July 09, 2007
Supreme Court rules on permanent establishment in the outsourcing industry
The Supreme Court of India (“Supreme Court”) has earlier this morning, pronounced in a landmark judgment that the performance of back-office and other outsourced services, by a captive group company to its parent company should not per se create a permanent establishment (“PE”) of the parent company in India . The Supreme Court thus disposed of the special leave petition (“SLP”) filed by the revenue authorities against the ruling of the Authority for Advance Rulings (“AAR”) in matter of Morgan Stanley & Co. U.S. (“Morgan Stanley”).
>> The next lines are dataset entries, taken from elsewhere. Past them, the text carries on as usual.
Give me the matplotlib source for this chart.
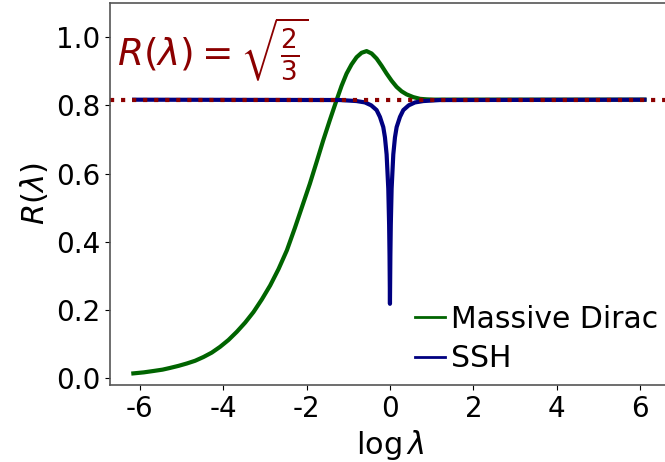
import numpy as np
import matplotlib
matplotlib.use("Agg")
import matplotlib.pyplot as plt

plt.rcParams['axes.unicode_minus'] = False

# Massive Dirac curve
dirac_x = [-6.15, -5.9, -5.67, -5.45, -5.27, -5.07, -4.87, -4.67, -4.47, -4.27,
           -4.07, -3.87, -3.67, -3.47, -3.27, -3.07, -2.87, -2.67, -2.47, -2.28,
           -2.1, -1.92, -1.76, -1.6, -1.44, -1.28, -1.16, -1.04, -0.92, -0.8,
           -0.68, -0.56, -0.44, -0.32, -0.2, -0.08, 0.04, 0.16, 0.28, 0.4,
           0.56, 0.72, 0.88, 1.04, 6.1]
dirac_y = [0.014, 0.017, 0.021, 0.025, 0.030, 0.036, 0.043, 0.051, 0.062, 0.075,
           0.092, 0.112, 0.136, 0.163, 0.194, 0.231, 0.272, 0.320, 0.375, 0.440,
           0.505, 0.570, 0.633, 0.697, 0.757, 0.815, 0.857, 0.893, 0.920, 0.941,
           0.954, 0.959, 0.952, 0.937, 0.916, 0.893, 0.872, 0.854, 0.841, 0.832,
           0.824, 0.819, 0.8175, 0.8167, 0.8165]

# SSH curve
ssh_x = [-6.13, -1.2, -0.8, -0.6, -0.45, -0.32, -0.24, -0.16, -0.12, -0.08, -0.04, -0.02, -0.01, 0.0,
         0.01, 0.02, 0.04, 0.08, 0.12, 0.16, 0.24, 0.32, 0.45, 0.6, 0.8, 1.2, 6.1]
ssh_y = [0.8165, 0.8155, 0.8125, 0.8085, 0.800, 0.786, 0.766, 0.736, 0.706, 0.656, 0.556, 0.45, 0.36, 0.218,
         0.36, 0.45, 0.556, 0.656, 0.706, 0.736, 0.766, 0.786, 0.800, 0.8085, 0.8125, 0.8155, 0.8165]

r_limit = np.sqrt(2 / 3)

fig = plt.figure(figsize=(6.65, 4.62), dpi=100)
ax = fig.add_axes([0.1654, 0.1667, 0.842, 0.8268])

ax.plot(dirac_x, dirac_y, color='darkgreen', lw=3, label='Massive Dirac')
ax.plot(ssh_x, ssh_y, color='navy', lw=3, label='SSH')
ax.axhline(r_limit, color='darkred', ls=':', lw=3)

ax.text(-6.55, 0.965, r'$R(\lambda)=\sqrt{\frac{2}{3}}$', color='darkred',
        fontsize=27, va='center', ha='left')

ax.set_xlim(-6.71, 6.71)
ax.set_ylim(-0.02, 1.1)
ax.set_xticks([-6, -4, -2, 0, 2, 4, 6])
ax.set_yticks([0.0, 0.2, 0.4, 0.6, 0.8, 1.0])
ax.tick_params(labelsize=20)
for s in ax.spines.values():
    s.set_color('#555555')
    s.set_linewidth(1.2)
ax.set_xlabel(r'$\log\lambda$', fontsize=22)
ax.set_ylabel(r'$R(\lambda)$', fontsize=22)

leg = ax.legend(loc='lower right', frameon=False, fontsize=21.5, handlelength=1.0,
                handletextpad=0.2, borderaxespad=0.0, labelspacing=0.35)
for h in leg.get_lines():
    h.set_linewidth(2)

fig.savefig('out.png', dpi=100)
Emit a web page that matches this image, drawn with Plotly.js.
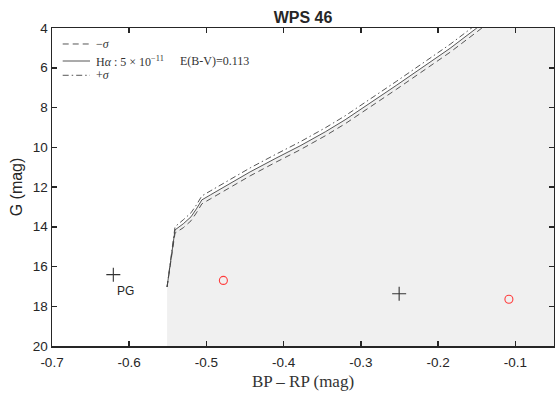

However on account of services rendered by personnel of the parent company on deputation to the captive service provider, the Supreme Court held (in the context of the India U.S. Tax Treaty) that it would constitute a PE. Nevertheless the Supreme Court also held that personnel of the parent company engaged in stewardship activities in the captive group company, would not constitute a PE for the parent company in India . Thus multinationals enterprises would have to henceforth structure inter-company assignments for their employees with careful consideration.
Morgan Stanley is in the business of providing financial advisory services, corporate lending and securities underwriting services. As is the case with many other multinationals, Morgan Stanley outsources a wide range of high-end support services to its captive group company, Morgan Stanley Advantage Services Private Limited ("MSAS"). Earlier last year the AAR had ruled upon an application by Morgan Stanley that the activities of MSAS will not constitute a PE of Morgan Stanley in India ; the revenue authorities had filed an SLP against this ruling. The Supreme Court has, in today’s judgment re-affirmed the ruling of the AAR in this regard.
With regard to attribution of profits to the PE, the Supreme Court upheld that the Transactional Net Margin Method (“TNMM”) would be the correct method to arrive at a suitable arm’s length price which must be paid by the non-resident enterprise to its PE. The Supreme Court found that the mark-up of 29% being charged by MSAS (based on a transfer pricing study using the TNMM method) was correct and also accepted by the revenue authorities.
The Supreme Court also found that once an arm’s length price has been paid by a non-resident enterprise to its PE in India, nothing further can be attributed. In this regard the Supreme Court noted that the transfer pricing study to determine the arm’s length price will have to properly include the risks taken.
Only the operative part of the judgment has been pronounced in open court and the text of the judgment is to be made public shortly. We will be sending a follow-up hotline after perusing the same.